Sheesh. It’s been over a month since I’ve written anything. A busy month.
We’ve been to the Marott AGM in the north of England, just of Hadrian’s wall, and we’ve been back to California for a fortnight. Then we had the delights of dealing with an 8-month old with jet lag (a highly recommended experience for all masochists). Now we’re going on the separation anxiety rollercoaster, introducing Alex to the nursery where he’ll be spending 2 days a week.
The trip to the US was the strangest, and the most stressful, of all these things. Living abroad has really changed my perspective on my native country and its role in the world. I am becoming an expatriate not simply by location but by conviction as well.
This is not a result of September 11, although those events highlighted, and are a result of, the things that make me feel so much less at home in the States. America is a nation founded by idealists, on ideals such as individual liberty, justice, and freedom. Sadly, though, the dominant culture seems to think that simply believing in these things is enough; they are not a basis for action. Certainly, they are not principles informing American foreign policy, and have not been for some time. To most of the world, America is the emblem of selfishness, might makes right politics, and economic exploitation.
I have brought these topics up to Americans, and seen others bring them up. The usual response is to deny that America should be answerable to the rest of the world…Son of Star Wars and the abandonment of Kyoto, for instance, are just the US looking out for its own interests. The basis of that argument is that the US is too powerful, and too self-sufficient, to have to take the consequences of its actions, which would be irresponsible even if it were true.

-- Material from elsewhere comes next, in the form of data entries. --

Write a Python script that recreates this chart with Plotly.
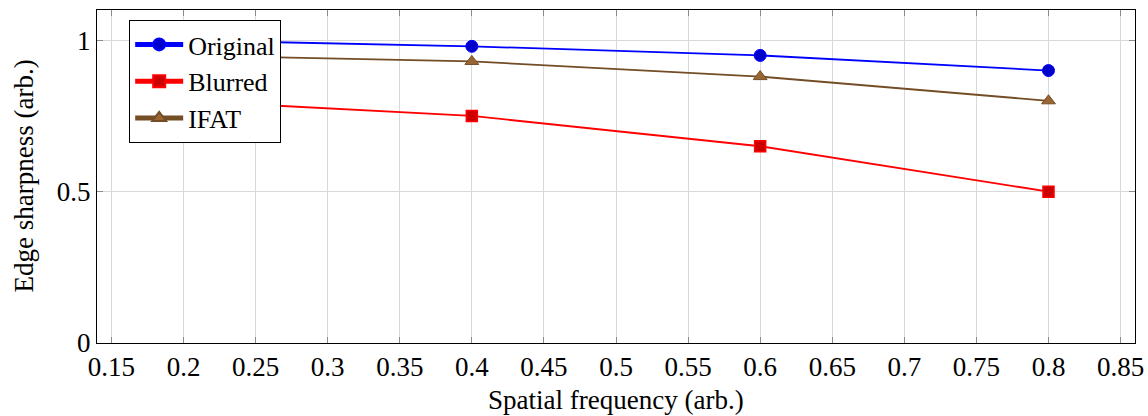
import plotly.graph_objects as go

freq = [0.2, 0.4, 0.6, 0.8]
original = [1.0, 0.98, 0.95, 0.90]
blurred = [0.80, 0.75, 0.65, 0.50]
ifat = [0.95, 0.93, 0.88, 0.80]

x_ticks = [0.15, 0.2, 0.25, 0.3, 0.35, 0.4, 0.45, 0.5, 0.55, 0.6, 0.65, 0.7, 0.75, 0.8, 0.85]
x_tick_labels = ["0.15", "0.2", "0.25", "0.3", "0.35", "0.4", "0.45", "0.5", "0.55", "0.6", "0.65", "0.7", "0.75", "0.8", "0.85"]
y_ticks = [0, 0.5, 1]
y_tick_labels = ["0", "0.5", "1"]

FONT = "Liberation Serif, Times New Roman, serif"
FS = 27

fig = go.Figure()
fig.add_trace(go.Scatter(
    x=freq, y=original, name="Original", mode="lines+markers",
    line=dict(color="rgb(0,0,255)", width=1.8),
    marker=dict(symbol="circle", size=12, color="rgb(0,0,204)", line=dict(color="rgb(0,0,255)", width=1)),
))
fig.add_trace(go.Scatter(
    x=freq, y=blurred, name="Blurred", mode="lines+markers",
    line=dict(color="rgb(255,0,0)", width=1.8),
    marker=dict(symbol="square", size=11, color="rgb(204,0,0)", line=dict(color="rgb(255,0,0)", width=1.5)),
))
fig.add_trace(go.Scatter(
    x=freq, y=ifat, name="IFAT", mode="lines+markers",
    line=dict(color="rgb(115,77,38)", width=1.8),
    marker=dict(symbol="triangle-up", size=12, color="rgb(153,102,51)", line=dict(color="rgb(115,77,38)", width=1)),
))

axis_common = dict(
    showgrid=True, gridcolor="rgb(217,217,217)", gridwidth=1,
    showline=True, linecolor="black", linewidth=1, mirror="ticks",
    ticks="inside", ticklen=6, tickcolor="rgb(140,140,140)", tickwidth=1,
    zeroline=False, automargin=False,
    tickfont=dict(family=FONT, size=FS, color="black"),
)

fig.update_layout(
    width=1148, height=416,
    margin=dict(l=97, r=13, t=10, b=73),
    paper_bgcolor="white", plot_bgcolor="white",
    font=dict(family=FONT, size=FS, color="black"),
    xaxis=dict(
        range=[0.14, 0.86], tickmode="array", tickvals=x_ticks, ticktext=x_tick_labels,
        **axis_common,
    ),
    yaxis=dict(
        range=[0, 1.1], tickmode="array", tickvals=y_ticks, ticktext=y_tick_labels,
        **axis_common,
    ),
    legend=dict(
        x=0.031, y=0.97, xanchor="left", yanchor="top",
        bgcolor="white", bordercolor="black", borderwidth=1,
        font=dict(family=FONT, size=26),
        tracegroupgap=0, itemsizing="constant", itemwidth=48,
    ),
    showlegend=True,
    annotations=[
        dict(text="Spatial frequency (arb.)", xref="paper", yref="paper",
             x=0.5, y=0, xanchor="center", yanchor="middle", yshift=-57,
             showarrow=False, font=dict(family=FONT, size=FS)),
        dict(text="Edge sharpness (arb.)", xref="paper", yref="paper",
             x=0, y=0.5, xanchor="center", yanchor="middle", xshift=-74,
             textangle=-90, showarrow=False, font=dict(family=FONT, size=FS)),
    ],
)

fig.write_html(
    "out.html",
    config={"displayModeBar": False},
    post_script="document.body.style.margin='0';document.body.style.overflow='hidden';",
)
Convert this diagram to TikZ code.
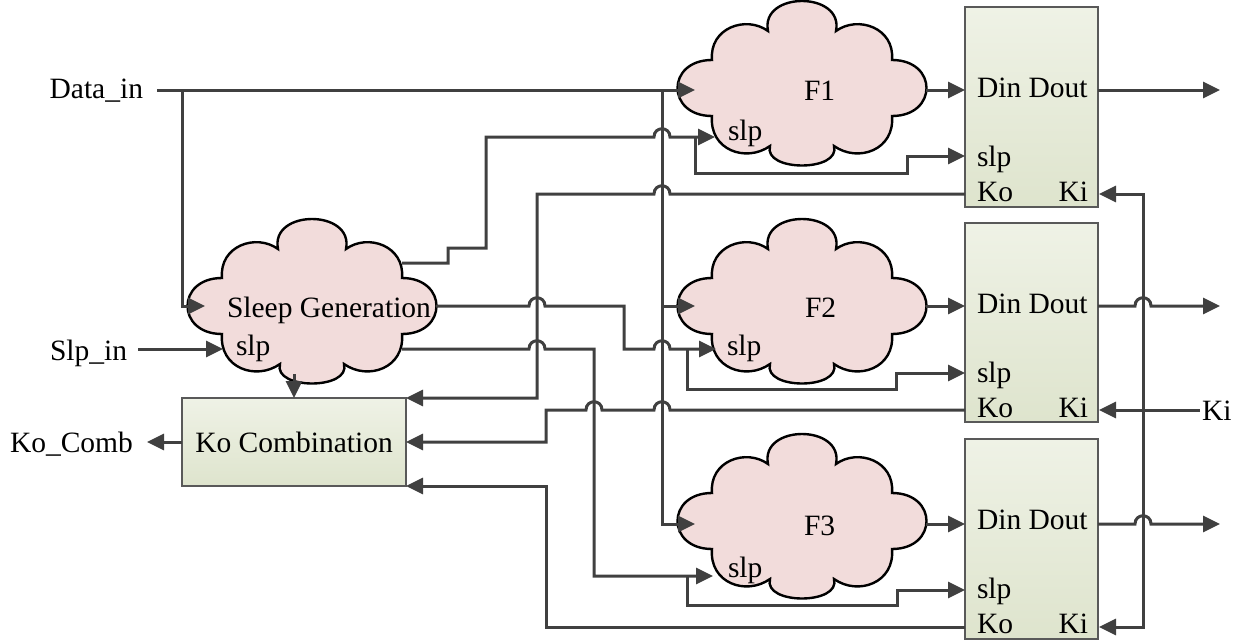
\documentclass[tikz,border=0pt]{standalone}
\usepackage{fontspec}
\setmainfont{Liberation Serif}
\usetikzlibrary{arrows.meta}
\definecolor{linec}{RGB}{64,64,64}
\definecolor{cloudfill}{RGB}{242,220,219}
\definecolor{boxtop}{RGB}{239,242,230}
\definecolor{boxbot}{RGB}{222,228,205}
\definecolor{boxdraw}{RGB}{89,89,89}
\begin{document}
\begin{tikzpicture}[x=1pt,y=-1pt,
  lbl/.style={font=\fontsize{29.5}{34}\selectfont, inner sep=0pt, outer sep=0pt},
  conn/.style={draw=linec, line width=3pt, line join=miter},
  tip/.style={conn, -{Triangle[length=17pt,width=16pt]}},
  fbox/.style={draw=boxdraw, line width=2.4pt, top color=boxtop, bottom color=boxbot,
    minimum width=133pt, inner sep=0pt},
  hopr/.style args={#1/#2}{insert path={-- ({#1-8},#2) .. controls ({#1-8},{#2-11}) and ({#1+8},{#2-11}) .. ({#1+8},#2)}},
  hopl/.style args={#1/#2}{insert path={-- ({#1+8},#2) .. controls ({#1+8},{#2-11}) and ({#1-8},{#2-11}) .. ({#1-8},#2)}},
  cloudpic/.pic={
    \path[draw=black, line width=2.4pt, fill=cloudfill]
      (-90,28) .. controls (-136,28) and (-136,-28) .. (-90,-28)
      .. controls (-93,-60) and (-56,-73) .. (-34,-57)
      .. controls (-42,-97) and (42,-97) .. (34,-57)
      .. controls (56,-73) and (93,-60) .. (90,-28)
      .. controls (136,-28) and (136,28) .. (90,28)
      .. controls (93,62) and (56,75) .. (32,58)
      .. controls (39,84) and (-39,84) .. (-32,58)
      .. controls (-56,75) and (-93,62) .. (-90,28) -- cycle;
  }
]
\useasboundingbox (0,0) rectangle (1245,642);

% clouds
\coordinate (sg) at (312,306);
\coordinate (f1) at (802,88);
\coordinate (f2) at (802,306);
\coordinate (f3) at (802,521);
\pic at (sg) {cloudpic};
\pic at (f1) {cloudpic};
\pic at (f2) {cloudpic};
\pic at (f3) {cloudpic};

% boxes
\node[fbox, minimum height=200pt] (b1) at (1031.5,107) {};
\node[fbox, minimum height=199pt] (b2) at (1031.5,322.5) {};
\node[fbox, minimum height=200pt] (b3) at (1031.5,539) {};
\node[fbox, lbl, minimum width=224pt, minimum height=88pt] (kc) at (294,442) {Ko Combination};

% ports
\coordinate (din) at (157,90);
\coordinate (sgin) at (205,306);
\coordinate (slpin) at (138,349);
\coordinate (sgslp) at (223,349);
\coordinate (sgo1) at (402,263);
\coordinate (sgo2) at (436,306);
\coordinate (sgo3) at (402,349);
\coordinate (sgbot) at (294,374);
\coordinate (kcout) at (147,442);
\coordinate (f1in) at (695,90);
\coordinate (f2in) at (695,306);
\coordinate (f3in) at (695,524);
\coordinate (f1slp) at (715,137);
\coordinate (f2slp) at (716,349);
\coordinate (f3slp) at (713,576);
\coordinate (f1out) at (926,90);
\coordinate (f2out) at (926,306);
\coordinate (f3out) at (926,524);
\coordinate (b1din) at (965,90);
\coordinate (b2din) at (965,306);
\coordinate (b3din) at (965,524);
\coordinate (b1slp) at (965,156);
\coordinate (b2slp) at (965,373);
\coordinate (b3slp) at (965,590);
\coordinate (b1ko) at (965,194);
\coordinate (b2ko) at (965,410);
\coordinate (b3ko) at (965,627);
\coordinate (b1dout) at (1098,90);
\coordinate (b2dout) at (1098,306);
\coordinate (b3dout) at (1098,524);
\coordinate (o1) at (1220,90);
\coordinate (o2) at (1220,306);
\coordinate (o3) at (1220,524);
\coordinate (b1ki) at (1099,194);
\coordinate (b2ki) at (1099,410);
\coordinate (b3ki) at (1099,627);
\coordinate (kiin) at (1200,410);

% Data_in distribution
\draw[tip] (din) -- (f1in);
\draw[tip] (182,90) -- (182,306) -- (sgin);
\draw[tip] (662,90) -- (662,524) -- (f3in);
\draw[tip] (662,306) -- (f2in);
% Slp_in
\draw[tip] (slpin) -- (sgslp);
% sleep outputs
\draw[tip] (sgo1) -- (448,263) -- (448,248) -- (486,248) -- (486,137) [hopr=662/137] -- (f1slp);
\draw[tip] (695,137) -- (695,173) -- (907,173) -- (907,156) -- (b1slp);
\draw[tip] (sgo2) [hopr=537/306] -- (624,306) -- (624,349) [hopr=662/349] -- (f2slp);
\draw[tip] (687,349) -- (687,389) -- (896,389) -- (896,373) -- (b2slp);
\draw[tip] (sgo3) [hopr=537/349] -- (594,349) -- (594,576) -- (f3slp);
\draw[tip] (687,576) -- (687,605) -- (897,605) -- (897,590) -- (b3slp);
% Ko lines
\draw[tip] (b1ko) [hopl=662/194] -- (537,194) -- (537,398) -- (kc.north east);
\draw[tip] (b2ko) [hopl=662/410] [hopl=594/410] -- (546,410) -- (546,442) -- (kc.east);
\draw[tip] (b3ko) -- (546,627) -- (546,486) -- (kc.south east);
\draw[tip] (sgbot) -- (kc.north);
\draw[tip] (kc.west) -- (kcout);
% clouds to boxes
\draw[tip] (f1out) -- (b1din);
\draw[tip] (f2out) -- (b2din);
\draw[tip] (f3out) -- (b3din);
% outputs
\draw[tip] (b1dout) -- (o1);
\draw[tip] (b2dout) [hopr=1143/306] -- (o2);
\draw[tip] (b3dout) [hopr=1143/524] -- (o3);
% Ki
\draw[tip] (kiin) -- (b2ki);
\draw[conn, {Triangle[length=17pt,width=16pt]}-{Triangle[length=17pt,width=16pt]}] (b1ki) -- (1143,194) -- (1143,627) -- (b3ki);

% texts
\node[lbl, anchor=base east] (tdata) at (143,99) {Data\_in};
\node[lbl, anchor=base west] (tslpin) at (50,360) {Slp\_in};
\node[lbl, anchor=base west] (tkocomb) at (10,452) {Ko\_Comb};
\node[lbl, anchor=base west] (tki) at (1202,420) {Ki};
\node[lbl, anchor=base west] (tsg) at (227,317) {Sleep Generation};
\node[lbl, anchor=base west] (tsgslp) at (236,355) {slp};
\node[lbl, anchor=base west] (tf1) at (804,100) {F1};
\node[lbl, anchor=base west] (tf2) at (805,317) {F2};
\node[lbl, anchor=base west] (tf3) at (804,535) {F3};
\node[lbl, anchor=base west] (tf1slp) at (728,140) {slp};
\node[lbl, anchor=base west] (tf2slp) at (727,355) {slp};
\node[lbl, anchor=base west] (tf3slp) at (728,577) {slp};
\foreach \n/\dy in {1/7,2/223,3/439}{
  \node[lbl, anchor=base west] (tb\n din) at (977,{\dy+90}) {Din Dout};
  \node[lbl, anchor=base west] (tb\n slp) at (977,{\dy+159}) {slp};
  \node[lbl, anchor=base west] (tb\n ko) at (977,{\dy+194}) {Ko};
  \node[lbl, anchor=base east] (tb\n ki) at (1088,{\dy+194}) {Ki};
}
\end{tikzpicture}
\end{document}
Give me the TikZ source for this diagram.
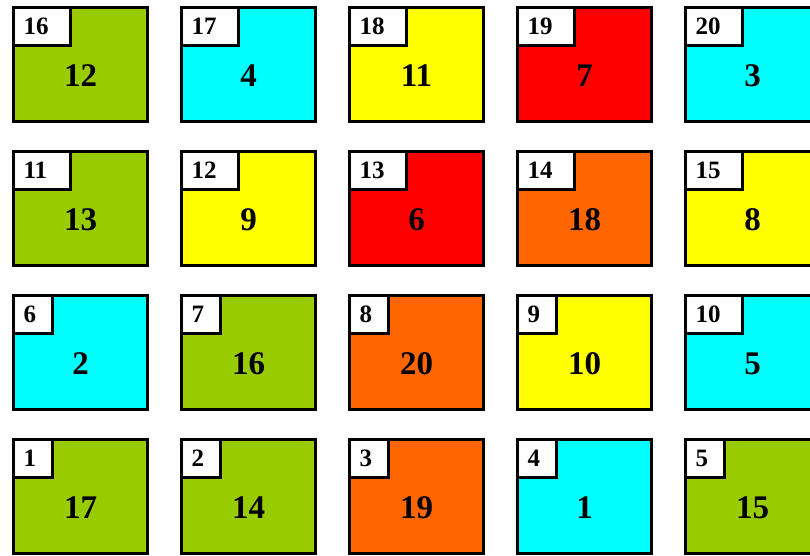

What worries me most is that most Americans don’t really want to know why anyone would think the US was not the best country on the planet. They don’t want to hear that America is feared and hated, or that it is looked upon as arrogant and self-centered. Why would anyone hate us?, they ask, wanting only insanity as the answer. They never ask why the terrorists chose the World Trade Center, not the Statue of Liberty. They still see America as a beacon of hope and liberty to the world.
And America could be a beacon of hope and liberty. But it would require hard work and sacrifice for the principles that the nation was founded on. It would mean valuing the thousands who will starve in Afghanistan because food aid didn’t get in while the bombing went on as highly as the thousands who died in the World Trade Center. It would mean that we couldn’t all have a car, because our grandchildren will want a climate they can live in. It would mean the US Army couldn’t block landmine treaties because they want to use landmines, and that US chemical weapons facilities would be as open to inspection as Iraq’s. It would mean enforcing justice in areas where it has historically taken sides (the Middle East), and acknowledging its own past of supporting terror (the refusal of San Francisco courts to extradite convicted IRA terrorists comes to mind).
Of course, in the land of free speech, saying things like this will get you lynched, conversationally at least. That’s the worst of it…the US is straying from its principles in order to defend them. Fair trials? How will any member of Al Quaeda fare? Any other trial where elected officials had publicly proclaimed a defendant’s guilt and the press had systematically biassed all potential jurors would get a change of venue. Bin Laden won’t even get to hear the evidence against him, since its revelation would compromise classified material and agents.
But if the US would wake up and listen to its allies, act in accordance with its principles, and become the good global neighbor it thinks it already is, what could it not achieve? America could build a world where no one was so robbed of opportunity that he wants to blow himself up for a cause, where terrorists have no network of supporters and are reduced to carrying sandwich boards to spread their views, where peace was the norm. That would be a place worth living with, and in.
I’m not holding my breath. Maybe, in time, the US will sink back into apathy. Until then, I don’t think I’ll move back. It’s a nice place to visit, but I wouldn’t want to live there.